The other reason one can presume that Alito wants Obergefell gone: He’s said so himself. In 2020, both he and Justice Clarence Thomas called it an “alteration of the Constitution” that allows “courts and governments to brand religious adherents who believe that marriage is between one man and one woman as bigots.” Alito complained about this in a 2020 speech to the Federalist Society as well, whining that “you can’t say that marriage is the union between one man and one woman” without being accused of bigotry. When Alito won’t stop complaining about Obergefell as wrongly decided, no one should take him at his word that he and the rest of the conservative majority won’t leverage victory in Dobbs into dismantling the rest of the rights they don’t like.
Alito wraps with a too-cute-by-half bit about how it’s fine and dandy to return abortion rights to the states because “women on both sides of the abortion issue [can] seek to affect the legislative process by influencing public opinion, lobbying legislators, and running for office.” Right now, women compose a whopping 27 percent of the House and 24 percent of the Senate. The numbers are absolutely minuscule for LGBTQ people, 11 of whom serve in the two chambers. The judicial branch is supposed to protect the rights of members of unpopular constituencies whom the political process does not defend. The notion that marginalized people can just run for office to preserve their evaporating rights is equal parts insulting and unhinged.
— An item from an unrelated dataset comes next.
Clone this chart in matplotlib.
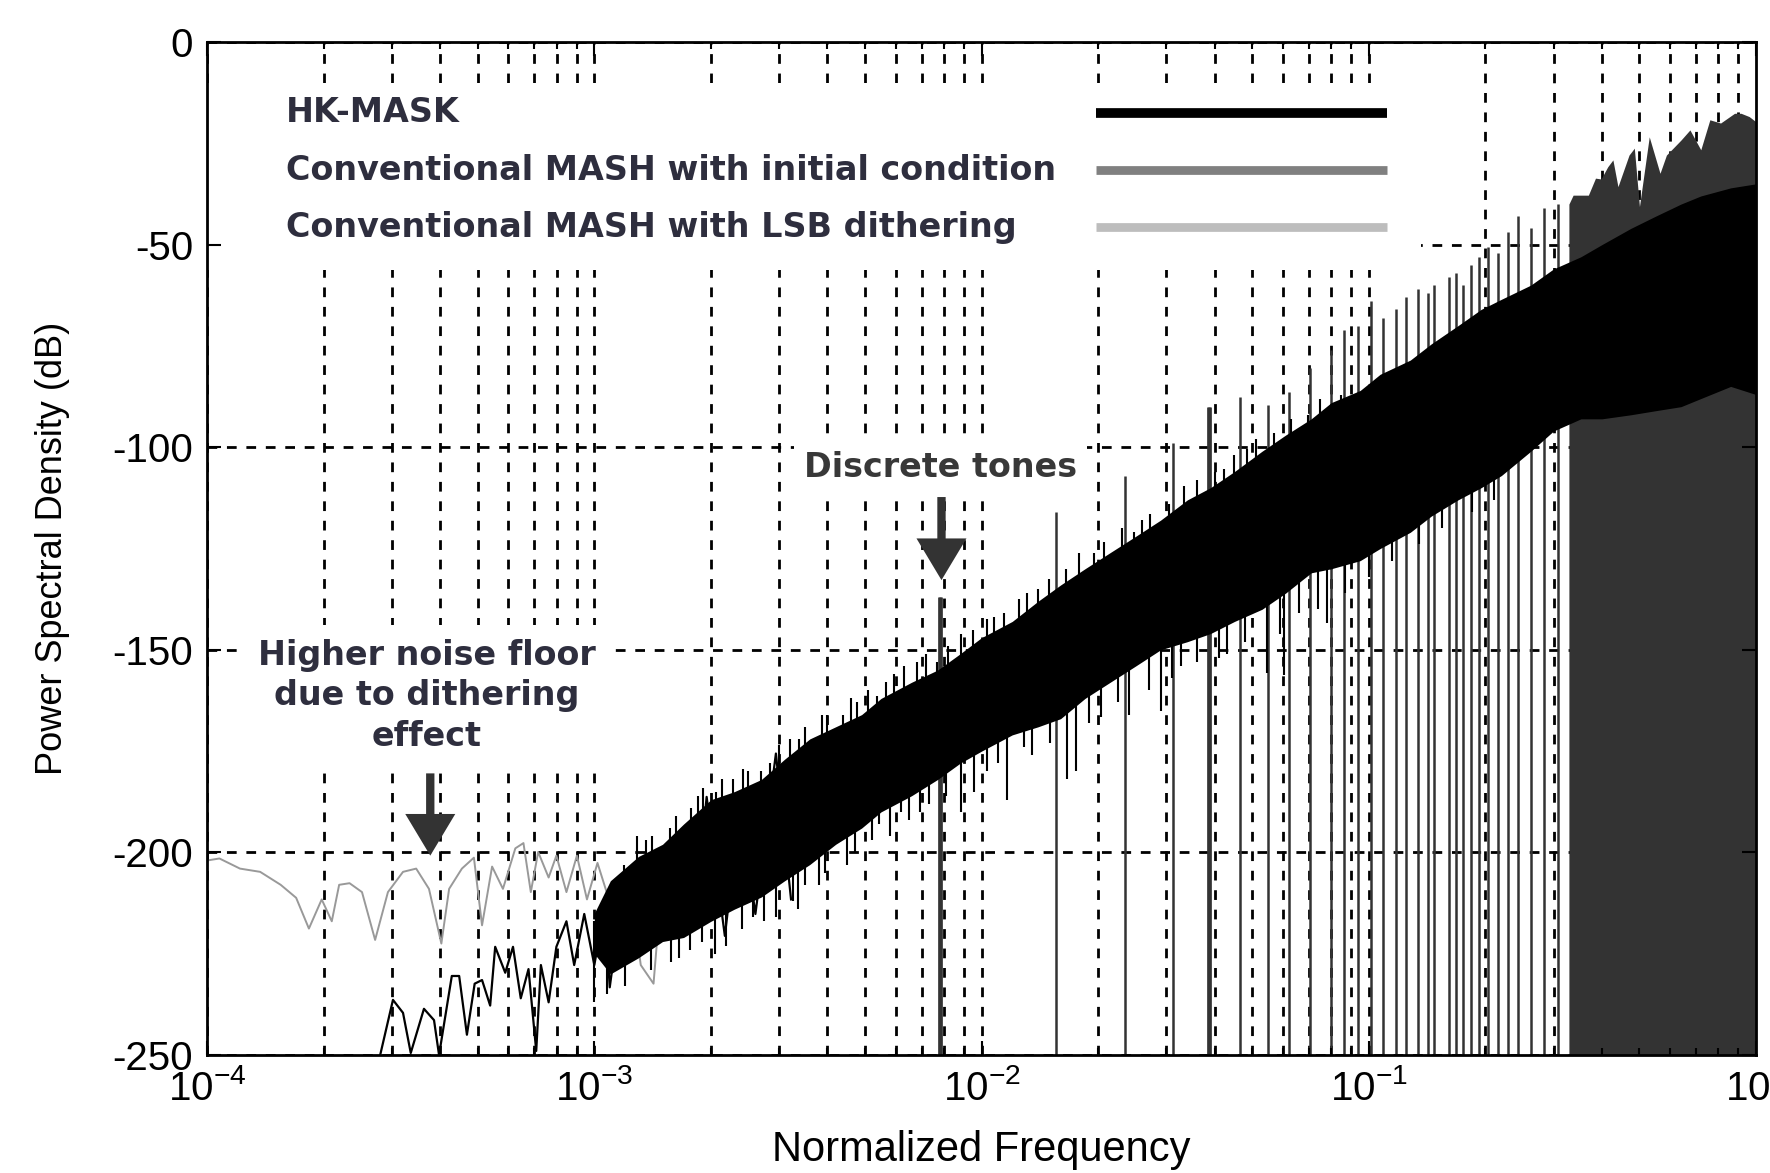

It’s easy and correct to slam Justice Anthony Kennedy for many things, including the fact that he gave us Justice Brett Kavanaugh. But Kennedy’s 2015 opinion in Obergefell defines the hard work the Court must do. “The identification and protection of fundamental rights is an enduring part of the judicial duty to interpret the Constitution,” he wrote. Since “the nature of injustice is that we may not always see it in our own times,” he continued, the founders “entrusted to future generations a charter protecting the right of all persons to enjoy liberty as we learn its meaning.” That’s a beautiful sentiment, truly. It sets the work of the Court: to be ever-active, ever-growing, ever-vigilant in defending those without power from those who have it.
Alito’s opinion, by contrast, is lazy as hell. It would return everything to legislatures for mob-rule popular votes, shifting the Court’s responsibilities to elected officials who may or may not care about them. If you live in a state that hates same-sex couples? Too bad, Alito says, for the Court “cannot bring about the permanent resolution of a rancorous national controversy simply by dictating a settlement and telling people to move on.”
He is wrong. The Court does that all the time. It did it with Brown v. Board of Education. It did it with Loving v. Virginia. It did it with Lawrence, and Obergefell, and a host of other cases that are now on thin constitutional ice. The legal system, for all its myriad flaws, has occasionally managed to endow more people with more rights. The Roberts era will be famous only for unwinding them.